Thursday, January 15, 2009

diversionary tactics

I took Emmy to the quick care for an ear infection.

In one of the exam rooms, a teenage girls was vomiting her guts out. I mean this loud reverberating, throw your entire alimantary canal on the floor type vomit. Emmy, being curious, wanted to see it. Of course I told her "no" and explained why.

Emmy relaxes, gets pre-occupied with something else, and then says "Daddy, what that sign say way over there? I can't see it." I scan the room and see this little sign way across the room, probably a no smoking sign or something, so I say that. "No, it not's that Daddy, no red cross" (geez, they learn about america fast!) So I step a little closer to the sign to see what it really says.

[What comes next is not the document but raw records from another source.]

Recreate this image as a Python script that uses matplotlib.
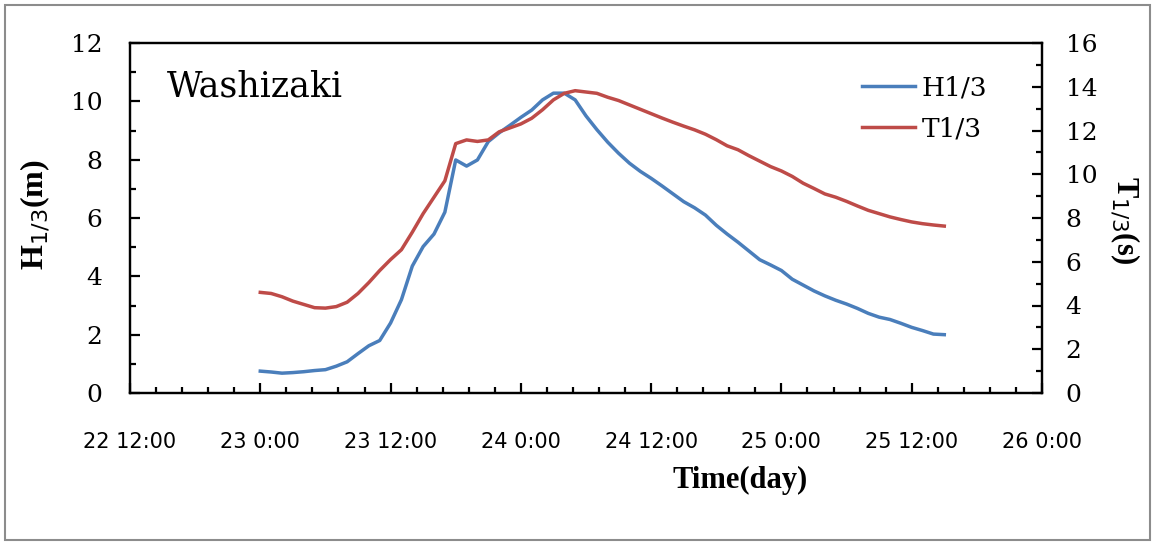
import matplotlib
matplotlib.use("Agg")
import matplotlib.pyplot as plt
from matplotlib.ticker import MultipleLocator, FixedLocator
from matplotlib.patches import Rectangle

# Hourly record, time counted in hours from 22 12:00
hours = list(range(12, 76))

h13 = [0.75, 0.72, 0.68, 0.70, 0.73, 0.77, 0.80, 0.92, 1.07, 1.35,
       1.62, 1.80, 2.40, 3.20, 4.35, 5.02, 5.45, 6.20, 7.99, 7.78,
       7.99, 8.62, 8.92, 9.18, 9.45, 9.70, 10.05, 10.28, 10.28, 10.05,
       9.50, 9.03, 8.60, 8.22, 7.88, 7.60, 7.36, 7.10, 6.83, 6.56,
       6.35, 6.10, 5.75, 5.45, 5.17, 4.87, 4.57, 4.39, 4.20, 3.90,
       3.70, 3.50, 3.33, 3.18, 3.05, 2.90, 2.73, 2.60, 2.52, 2.39,
       2.25, 2.14, 2.02, 2.00]

t13 = [4.60, 4.55, 4.40, 4.20, 4.05, 3.90, 3.88, 3.95, 4.15, 4.55,
       5.05, 5.60, 6.10, 6.55, 7.35, 8.20, 8.95, 9.70, 11.40, 11.57,
       11.50, 11.57, 11.94, 12.12, 12.30, 12.56, 12.95, 13.40, 13.70, 13.82,
       13.76, 13.70, 13.52, 13.37, 13.17, 12.97, 12.77, 12.57, 12.38, 12.20,
       12.03, 11.83, 11.58, 11.30, 11.12, 10.85, 10.60, 10.35, 10.15, 9.90,
       9.59, 9.35, 9.10, 8.95, 8.76, 8.55, 8.35, 8.20, 8.05, 7.93,
       7.82, 7.74, 7.68, 7.63]

tick_hours = [0, 12, 24, 36, 48, 60, 72, 84]
tick_labels = ["22 12:00", "23 0:00", "23 12:00", "24 0:00",
               "24 12:00", "25 0:00", "25 12:00", "26 0:00"]

serif = ["DejaVu Serif"]
narrow = ["Liberation Sans Narrow", "DejaVu Sans"]

blue = "#4a7ebb"
red = "#be4b48"

fig = plt.figure(figsize=(11.56, 5.42), dpi=100)
fig.patches.append(Rectangle((5 / 1156, 2 / 542), 1145 / 1156, 535 / 542,
                             transform=fig.transFigure, fill=False,
                             edgecolor="#8c8c8c", linewidth=1.5))

ax = fig.add_axes([130 / 1156, 1 - 393 / 542, 912 / 1156, 350 / 542])
ax2 = ax.twinx()

lh, = ax.plot(hours, h13, color=blue, lw=2.5, label="H1/3")
lt, = ax2.plot(hours, t13, color=red, lw=2.5, label="T1/3")

ax.set_xlim(0, 84)
ax.set_ylim(0, 12)
ax2.set_ylim(0, 16)

ax.xaxis.set_major_locator(FixedLocator(tick_hours))
ax.set_xticklabels(tick_labels, fontfamily=narrow, fontsize=15)
ax.xaxis.set_minor_locator(MultipleLocator(2.4))
ax.yaxis.set_major_locator(MultipleLocator(2))
ax.yaxis.set_minor_locator(MultipleLocator(1))
ax2.yaxis.set_major_locator(MultipleLocator(2))
ax2.yaxis.set_minor_locator(MultipleLocator(1))

for a in (ax, ax2):
    for s in a.spines.values():
        s.set_linewidth(1.6)
    a.tick_params(which="major", direction="in", length=7, width=1.6)
    a.tick_params(which="minor", direction="in", length=4, width=1.6)

ax.tick_params(axis="x", which="major", pad=28)
ax.tick_params(axis="y", which="both", pad=20, labelsize=18)
ax2.tick_params(axis="y", which="both", pad=17, labelsize=18)
for lab in ax.get_yticklabels() + ax2.get_yticklabels():
    lab.set_fontfamily(serif)
ax.tick_params(axis="x", which="minor", labelbottom=False)

ax.text(0.04, 0.875, "Washizaki", transform=ax.transAxes,
        fontfamily=serif, fontsize=25, va="center", ha="left")

fig.text(740 / 1156, 1 - 480 / 542, "Time(day)", fontfamily=["Liberation Serif"],
         fontweight="bold", fontsize=22, ha="center", va="center")
fig.text(35 / 1156, 1 - 215 / 542, r"H$_{1/3}$(m)", fontfamily=["Liberation Serif"],
         fontweight="bold", fontsize=23, rotation=90, ha="center", va="center")
fig.text(1125 / 1156, 1 - 220 / 542, r"T$_{1/3}$(s)", fontfamily=["Liberation Serif"],
         fontweight="bold", fontsize=22, rotation=-90, ha="center", va="center")

ax2.legend(handles=[lh, lt], loc="upper right",
           bbox_to_anchor=((1008 - 130) / 912, 1 - 11 / 350),
           frameon=False, prop={"family": serif, "size": 19},
           handlelength=2.0, handletextpad=0.25, labelspacing=0.62,
           borderaxespad=0.4)

fig.savefig("out.png", dpi=100)
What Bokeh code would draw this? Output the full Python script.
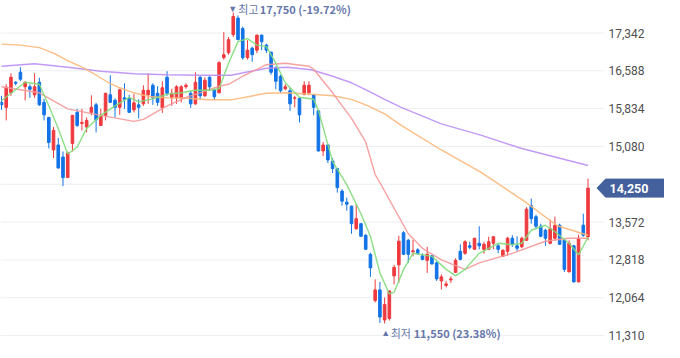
import numpy as np
from bokeh.plotting import figure
from bokeh.models import ColumnDataSource, Range1d, Label
from bokeh.core.properties import value
from bokeh.embed import file_html
from bokeh.resources import INLINE

# ---------------- data (daily OHLC, oldest -> newest) ----------------
opens = [15960,15860,16150,16360,16560,16270,16270,16110,16360,15960,
         15660,15010,15110,14870,14460,15140,15760,15540,15470,15760,
         15910,15500,15700,16110,16000,15860,16050,16040,15810,15910,
         15930,16110,16300,16140,15850,16460,16050,16050,16050,16270,
         16140,15930,16460,16090,16460,16210,16150,16850,16950,17310,
         17640,17430,16850,17040,17000,17300,17100,16960,16640,16480,
         16230,16190,16040,16040,16120,16150,16110,15790,14990,15110,
         14790,14640,14190,13970,13890,13440,13540,13310,12930,12010,
         12220,11620,11650,12500,12720,13360,13210,12980,13020,12900,
         12810,12900,12760,12400,12310,12420,12570,12990,12950,13100,
         13030,13150,13030,13030,13150,13100,12890,12990,13250,13100,
         13080,13210,13900,13680,13490,13410,13150,13250,13510,13210,
         12580,13100,12380,13510,13280]
highs = [16090,16320,16540,16380,16660,16380,16320,16540,16450,16030,
         15670,15470,15250,14980,14980,15710,15830,15830,15660,16100,
         15950,15830,16150,16500,16040,16230,16340,16110,16130,16020,
         16300,16540,16340,16280,16380,16580,16230,16300,16300,16340,
         16190,16560,16480,16460,16480,16230,16780,17360,17260,17750,
         17690,17470,17200,17070,17310,17310,17130,16970,16680,16510,
         16320,16250,16090,16050,16380,16380,16120,15810,15170,15120,
         14850,14650,14230,14060,13900,13930,13550,13330,12960,12430,
         12380,12070,12210,12720,13300,13390,13240,13220,13050,12950,
         13080,12920,12790,12530,12400,12490,12850,13130,13210,13180,
         13260,13490,13180,13280,13290,13130,13030,13280,13310,13290,
         13280,13870,14040,13720,13540,13440,13620,13680,13540,13240,
         13210,13120,13320,13740,14440]
lows = [15810,15600,16090,16300,16380,16000,16050,16050,15890,15600,
        15040,14850,14640,14290,14450,14980,15470,15400,15360,15700,
        15360,15490,15600,15950,15660,15710,15830,15750,15760,15640,
        15890,15930,15910,15890,15750,16090,15890,15930,15960,16230,
        15850,15910,16020,16070,16190,16000,16140,16810,16910,17260,
        17200,16810,16810,16770,16940,17000,16940,16510,16220,16150,
        16200,15790,15860,15560,16100,16100,15700,14980,14890,14750,
        14550,14160,13900,13800,13340,13420,13280,13020,12480,11970,
        11560,11550,11610,12330,12360,12920,12760,12890,12920,12810,
        12560,12720,12400,12230,12270,12360,12570,12810,12920,13030,
        13020,13030,12940,13020,13030,12950,12880,12900,13080,12990,
        13050,13200,13540,13440,13270,13100,13130,13210,13120,12580,
        12570,12370,12370,13280,13210]
closes = [15910,16260,16460,16340,16420,16360,16220,16270,15910,15710,
          15160,15400,14650,14460,14950,15700,15500,15560,15600,15860,
          15610,15680,16140,15960,15860,16210,16020,15760,15950,15860,
          16200,16200,16050,15960,16250,16140,16140,16270,16270,16300,
          15930,16360,16090,16400,16270,16070,16750,16910,17210,17670,
          17210,16850,17000,16910,17300,17170,17000,16560,16380,16190,
          16270,15930,16050,15710,16300,16300,15860,14990,15110,14810,
          14640,14260,13990,13930,13540,13640,13290,13030,12660,12220,
          11680,11930,12200,12670,13190,12930,12930,13000,12950,12830,
          12930,12740,12440,12480,12340,12440,12810,12830,13180,13070,
          13250,13100,13130,13180,13280,13030,13010,13250,13130,13050,
          13250,13830,13640,13490,13290,13250,13440,13510,13130,12630,
          13150,12380,13250,13310,14250]

# moving averages (candle index, price)
ma5_idx = [0,5,8,10,12,14,16,18,21,24,27,29,32,35,38,41,44,46,48,50,
           52,54,56,58,60,63,66,67,70,73,76,78,80,82,83,85,87,91,94,96,
           98,101,105,108,110,112,115,117,120,122,124]
ma5_val = [15990,16360,16320,15890,15440,14930,15070,15440,15700,15890,
           16060,15970,16030,16120,16150,16200,16200,16230,16740,17170,
           17230,17100,17070,16740,16350,16060,16020,15800,14780,14320,
           13740,13290,12560,12140,12170,12630,12950,12890,12630,12500,
           12630,12950,13150,13120,13150,13410,13510,13380,13150,12920,13270]
ma20_idx = [0,4,8,14,21,28,30,35,39,42,46,48,51,56,60,65,66,70,74,77,
            79,80,86,89,93,98,101,108,115,120,124]
ma20_val = [16270,16210,16150,15830,15700,15580,15620,15890,16060,16150,
            16280,16320,16480,16710,16740,16680,16620,16150,15640,15170,
            14520,14360,13340,13050,12820,12630,12760,12950,13190,13250,13250]
ma60_idx = [0,4,8,11,14,17,19.5,22.5,25,28,31.5,35,39.5,43.5,48.5,56,60.5,
            65.5,70,74,77.5,81,84.5,93,101.5,110.5,117.5,124]
ma60_val = [17120,17100,17050,16940,16790,16660,16530,16360,16250,16150,
            16070,16050,16040,16010,16010,16140,16150,16120,16090,16020,
            15890,15730,15500,15010,14560,13990,13500,13310]
ma120_idx = [0,7,14,21,28,35,42,48.5,56,60.5,65.5,70,74,77.5,81,84.5,93,
             101.5,110,124]
ma120_val = [16680,16730,16660,16580,16530,16510,16500,16500,16640,16660,
             16610,16480,16350,16190,16020,15860,15530,15300,15040,14700]

y_ticks = [11310, 12064, 12818, 13572, 14326, 15080, 15834, 16588, 17342]

# ---------------- styles ----------------
RED = "#ee3a3f"
BLUE = "#1273e6"
C_MA5 = "#7fdc78"
C_MA20 = "#f59898"
C_MA60 = "#fbb778"
C_MA120 = "#bb8ff5"
NOTE = "#6677aa"
BADGE = "#44609d"
GRID = "#eceef3"
TICK_TXT = "#505050"

W, H = 664, 342
n = len(closes)
X0, X1 = -0.211, 140.17
Y0, Y1 = 11172, 17990

def sx(px):
    """screen pixel (from left) -> data x"""
    return X0 + px * (X1 - X0) / W

def py(px):
    """pixel height -> data units"""
    return px * (Y1 - Y0) / H

up = [c >= o for o, c in zip(opens, closes)]
src = ColumnDataSource(dict(
    x=list(range(n)), open=opens, close=closes, high=highs, low=lows,
    top=[max(o, c) for o, c in zip(opens, closes)],
    bottom=[min(o, c) for o, c in zip(opens, closes)],
    color=[RED if u else BLUE for u in up],
))

p = figure(width=W, height=H, output_backend="svg", toolbar_location=None,
           x_range=Range1d(X0, X1), y_range=Range1d(Y0, Y1),
           x_axis_location=None, y_axis_location=None,
           min_border=0)
p.outline_line_color = None
p.background_fill_color = "white"
p.border_fill_color = "white"
p.grid.visible = False

# horizontal grid (stops before the price scale)
grid_end = sx(603)
p.segment(x0=[X0] * len(y_ticks), x1=[grid_end] * len(y_ticks), y0=y_ticks, y1=y_ticks,
          line_color=GRID, line_width=1)

# candles
p.segment(x0="x", y0="low", x1="x", y1="high", line_color="color", line_width=1, source=src)
p.vbar(x="x", width=0.55, top="top", bottom="bottom", fill_color="color",
       line_color="color", line_width=1, source=src)

# moving averages
p.line(ma120_idx, ma120_val, line_color=C_MA120, line_width=1.4, line_alpha=0.9)
p.line(ma60_idx, ma60_val, line_color=C_MA60, line_width=1.4, line_alpha=0.9)
p.line(ma20_idx, ma20_val, line_color=C_MA20, line_width=1.4, line_alpha=0.9)
p.line(ma5_idx, ma5_val, line_color=C_MA5, line_width=1.4, line_alpha=0.9)

last = closes[-1]
hh = py(9)

# price scale labels (the one under the last-price badge is hidden)
vis_ticks = [t for t in y_ticks if abs(t - last) > hh * 1.3]
p.text(x=[sx(608)] * len(vis_ticks), y=vis_ticks, text=[f"{t:,}" for t in vis_ticks],
       text_align="left", text_baseline="middle", text_font=value("Roboto"),
       text_font_size="12px", text_color=TICK_TXT)

# last price badge
p.patch(x=[sx(596.5), sx(605), X1, X1, sx(605)],
        y=[last, last + hh, last + hh, last - hh, last - hh],
        fill_color=BADGE, line_color=BADGE)
p.text(x=[sx(609)], y=[last], text=[f"{last:,}"], text_align="left", text_baseline="middle",
       text_font=value("Roboto"), text_font_size="12.5px", text_font_style="bold",
       text_color="white")

# high / low notes
hi_idx = int(np.argmax(highs))
lo_idx = int(np.argmin(lows))
hi = highs[hi_idx]
lo = lows[lo_idx]
hi_txt = f"{hi:,} ({(last - hi) / hi * 100:.2f}%)"
lo_txt = f"{lo:,} ({(last - lo) / lo * 100:.2f}%)"

def note(xi, y, tri, word, num, tri_dx, word_dx, num_dx):
    p.add_layout(Label(x=xi, y=y, text=tri, text_align="center", text_baseline="middle",
                       x_offset=tri_dx, text_font="Roboto",
                       text_font_size="9px", text_color=NOTE))
    p.add_layout(Label(x=xi, y=y, text=word, text_align="left", text_baseline="middle",
                       x_offset=word_dx, text_font="Noto Sans CJK KR",
                       text_font_size="11px", text_color=NOTE))
    p.add_layout(Label(x=xi, y=y, text=num, text_align="left", text_baseline="middle",
                       x_offset=num_dx, text_font="Noto Sans CJK KR", text_font_style="bold",
                       text_font_size="11px", text_color=NOTE))

note(hi_idx, Y1 - py(8), "▼", "최고", hi_txt, -0.5, 5, 26.5)
note(lo_idx, Y1 - py(332.5), "▲", "최저", lo_txt, 1, 6, 29)

open("out.html", "w").write(file_html(p, INLINE))
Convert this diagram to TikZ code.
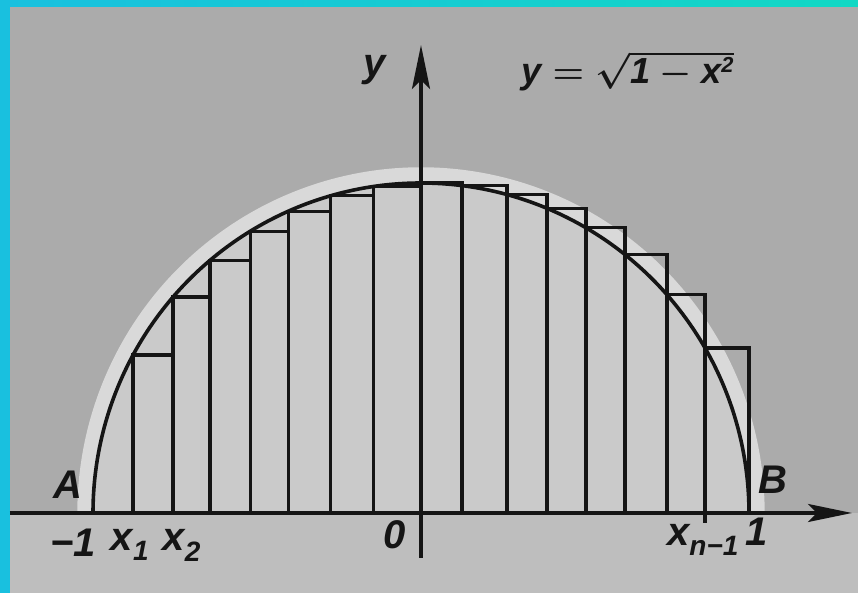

WHen I did that, Emmy made a beeline for the door to the room where the other patient was puking. I caught her just as she was about to turn the knob. She looked up at me with her 'gotcha grin' and said "Daddy I almost tricked you. I was really close."

One mother, watching all this asked "And how old is she?" "Just turned 4." "Dear God, you are going to have your hands full."

Man, don't I know it.

1 comment:

phillycabbage said...

WOW! She's good! You are definitely going to have your hands full with this one! She's got skills that some adults don't have. Good Luck!